I used to work for a company that sterilized spices and other stuff in a large dry steam chamber, we had to do thermoprobe verifications there too.  Snipping a couple of jcieslowski's items from post #9 in bold to respond:

 

So I just waited til we were down, took it out, and tested it against my NIST certified / calibrated thermometer in a pot of boiling water.

This is what I used to do.  The auditors will really like you if you also test them in an ice bath and record the high/low against your certified and calibrated thermometer.  Bonus points:  research what temperature water boils at your facility's altitude.  My town being at 4400ft, water boils at 204.  Had an auditor try and tell me my certified thermometer used to verify the probes must be broken because we targeted 204F on the form, so I had to educate him that lower pressure at higher altitudes affects boiling temperature.  Luckily also had it referenced in the SOP because he wanted to write me up regardless...

 

My boss (bosses, amirite), says that we should save the money and just validate ourselves with the check annually.

Annually feels like a long time, but you're documenting that check of the analog vs digital during processing on a daily basis so that means if one of them started to fail then you would know it.  And the likelihood of them both failing at the same time is nil.  Our steam chamber had 6 in the walls and I think 4 that went into product.  We successfully defended monthly checks, also knowing that a faulty probe wouldn't read low or high, it would merely stop reading and there was sufficient redundancy to know the treatment was still effective.

 

I know the real answer is risk-based but what do you all think should be the frequency of action on this sucker?  I have trouble defining a risk because the cooker doesn't run below 230 and the critical limit is 200.

I absolutely love that you've written the critical limit to 200F knowing your system operates at 230F:  this means should a probe be discovered reading 10F low, you still met your critical limit.  So if analog during a run says 230F, and then the digital shows 220F, you've still proven you're exceeding your critical limit.  But such a deviation should trigger a spot check after the run to figure out which probe is off and replacement of the faulty before continuing.

 

I don't like that you're calling it a daily QA tech check of digital vs analog with a "weekly" CCP check...  Your daily checks should be more frequent as the CCP check, even for each batch going through that 9 minute cycle.  Then monthly you could do the pull apart test of digital and analog against your calibrated standard thermometer.

 

3. Monthly analogue vs.
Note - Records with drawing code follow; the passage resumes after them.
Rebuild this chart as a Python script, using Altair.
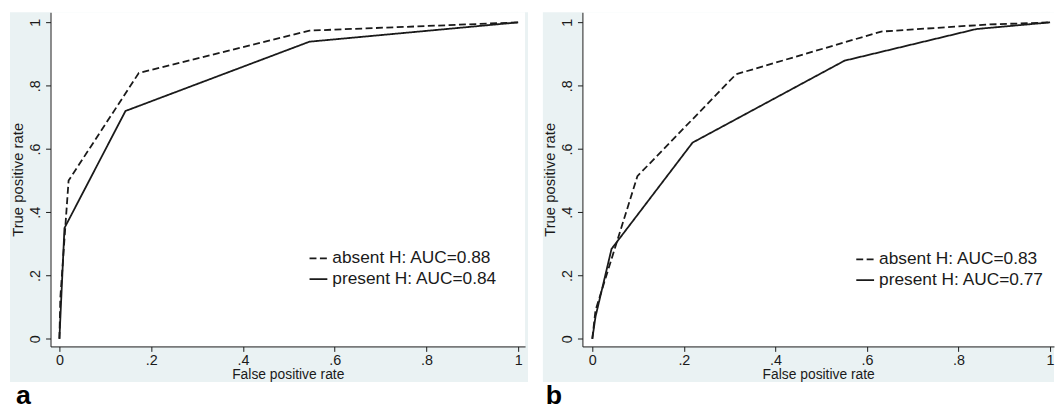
import altair as alt
import pandas as pd

# ---------------- data ----------------
ticks = [0, 0.2, 0.4, 0.6, 0.8, 1.0]

labels_a = ["absent H: AUC=0.88", "present H: AUC=0.84"]
labels_b = ["absent H: AUC=0.83", "present H: AUC=0.77"]

a_absent_fpr = [0.0, 0.002, 0.02, 0.173, 0.545, 1.0]
a_absent_tpr = [0.0, 0.13, 0.50, 0.84, 0.974, 1.0]
a_present_fpr = [0.0, 0.011, 0.144, 0.545, 1.0]
a_present_tpr = [0.0, 0.35, 0.72, 0.939, 1.0]

b_absent_fpr = [0.0, 0.007, 0.0985, 0.314, 0.631, 0.86, 1.0]
b_absent_tpr = [0.0, 0.09, 0.514, 0.836, 0.971, 0.993, 1.0]
b_present_fpr = [0.0, 0.007, 0.042, 0.219, 0.551, 0.839, 1.0]
b_present_tpr = [0.0, 0.07, 0.284, 0.62, 0.879, 0.979, 1.0]

# ---------------- style ----------------
FONT = "Liberation Sans"
INK = "#1a1a1a"
BG = "#eaf2f3"
LBL = "replace(format(datum.value, '.1~f'), '0.', '.')"


def frame(series):
    rows = []
    for name, xs, ys in series:
        for i, (x, y) in enumerate(zip(xs, ys)):
            rows.append({"series": name, "fpr": x, "tpr": y, "idx": i})
    return pd.DataFrame(rows)


def panel(df, labels, W, H, xdom, ydom, lx, ly, letter, left_ext, right_ext, bg_h, letter_dx):
    one = pd.DataFrame({"k": [0]})
    bg = alt.Chart(one).mark_rect(color=BG).encode(
        x=alt.value(-left_ext), x2=alt.value(W + right_ext),
        y=alt.value(0), y2=alt.value(bg_h),
    )
    plot_bg = alt.Chart(one).mark_rect(color="white").encode(
        x=alt.value(0), x2=alt.value(W), y=alt.value(0), y2=alt.value(H),
    )
    lines = alt.Chart(df).mark_line(strokeWidth=1.8, color=INK).encode(
        x=alt.X(
            "fpr:Q",
            scale=alt.Scale(domain=xdom, nice=False, zero=False),
            axis=alt.Axis(
                values=ticks, labelExpr=LBL, title="False positive rate", grid=False,
                domainColor=INK, tickColor=INK, tickSize=5, labelFontSize=14.5,
                titleFontSize=14, labelPadding=2, titlePadding=1, labelFont=FONT,
                titleFont=FONT, labelColor=INK, titleColor=INK, titleFontWeight="normal",
                zindex=1, labelFlush=False, labelOverlap=False,
            ),
        ),
        y=alt.Y(
            "tpr:Q",
            scale=alt.Scale(domain=ydom, nice=False, zero=False),
            axis=alt.Axis(
                values=ticks, labelExpr=LBL, title="True positive rate", grid=False,
                domainColor=INK, tickColor=INK, tickSize=5, labelFontSize=14.5,
                titleFontSize=15, labelAngle=270, labelAlign="center",
                labelBaseline="alphabetic", labelPadding=6, titlePadding=2,
                labelFont=FONT, titleFont=FONT, labelColor=INK, titleColor=INK,
                titleFontWeight="normal", zindex=1, labelFlush=False, labelOverlap=False,
            ),
        ),
        strokeDash=alt.StrokeDash(
            "series:N",
            scale=alt.Scale(domain=labels, range=[[7, 3.5], [1, 0]]),
            legend=alt.Legend(
                title=None, orient="none", legendX=lx, legendY=ly,
                symbolType="stroke", symbolSize=324, symbolStrokeWidth=1.8,
                symbolStrokeColor=INK, labelFontSize=17.5, labelFont=FONT,
                labelColor=INK, labelOffset=4, rowPadding=2, padding=0,
                labelLimit=400,
            ),
        ),
        order="idx:Q",
    )
    return alt.layer(bg, plot_bg, lines).properties(
        width=W, height=H,
        title=alt.TitleParams(
            text=letter, orient="bottom", anchor="start", frame="group",
            fontSize=27, fontWeight="bold", font=FONT, color="#000",
            offset=1, dx=letter_dx,
        ),
    )


df_a = frame([(labels_a[0], a_absent_fpr, a_absent_tpr),
              (labels_a[1], a_present_fpr, a_present_tpr)])
df_b = frame([(labels_b[0], b_absent_fpr, b_absent_tpr),
              (labels_b[1], b_present_fpr, b_present_tpr)])

H = 338
ydom = [-0.024, 1.032]

pa = panel(df_a, labels_a, 480, H, [-0.0194, 1.015], ydom, 261, 239, "a", 41, 3, 374, -35)
pb = panel(df_b, labels_b, 477, H, [-0.0216, 1.0086], ydom, 276, 240, "b", 40, 0, 374, -37)

chart = (
    alt.hconcat(pa, pb, spacing=15)
    .resolve_scale(strokeDash="independent")
    .resolve_legend(strokeDash="independent")
    .configure(background="white", padding={"left": 2, "top": 2, "right": 0, "bottom": 0})
    .configure_view(stroke=None)
)

chart.save("out.html", embed_options={"renderer": "svg", "actions": False})
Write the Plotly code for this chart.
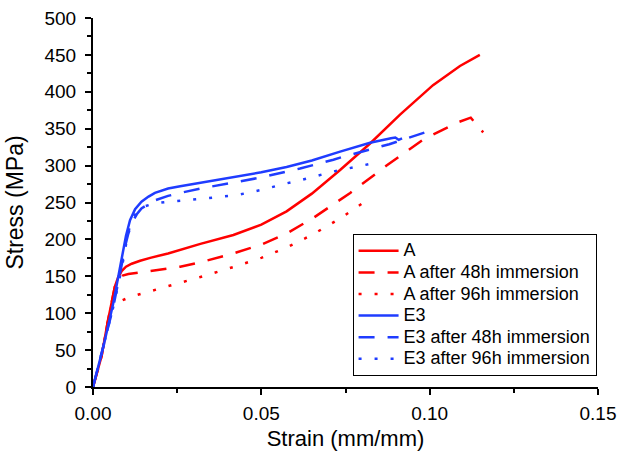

NIST thermometer at ambient conditions (not really helpful - maybe remove)

Replace with monthly check of the analog and digital against your calibrated stand alone thermometer in boiling water (with also the ice bath water if you want to be extra cool like I said).

 

5. Yearly NIST calibrated thermometer installed (if my boss goes for it.  It's not an expensive thermometer by any means)

Replacing this probe annually is nice as it keeps it within the "certification" period, but I've defended continuing to use a thermometer as long as it proves accurate against my calibrated stand alone.  I'll admit I'm about 10 years out of practice on this, however, so I'm open to letting someone suggest that isn't a good practice anymore.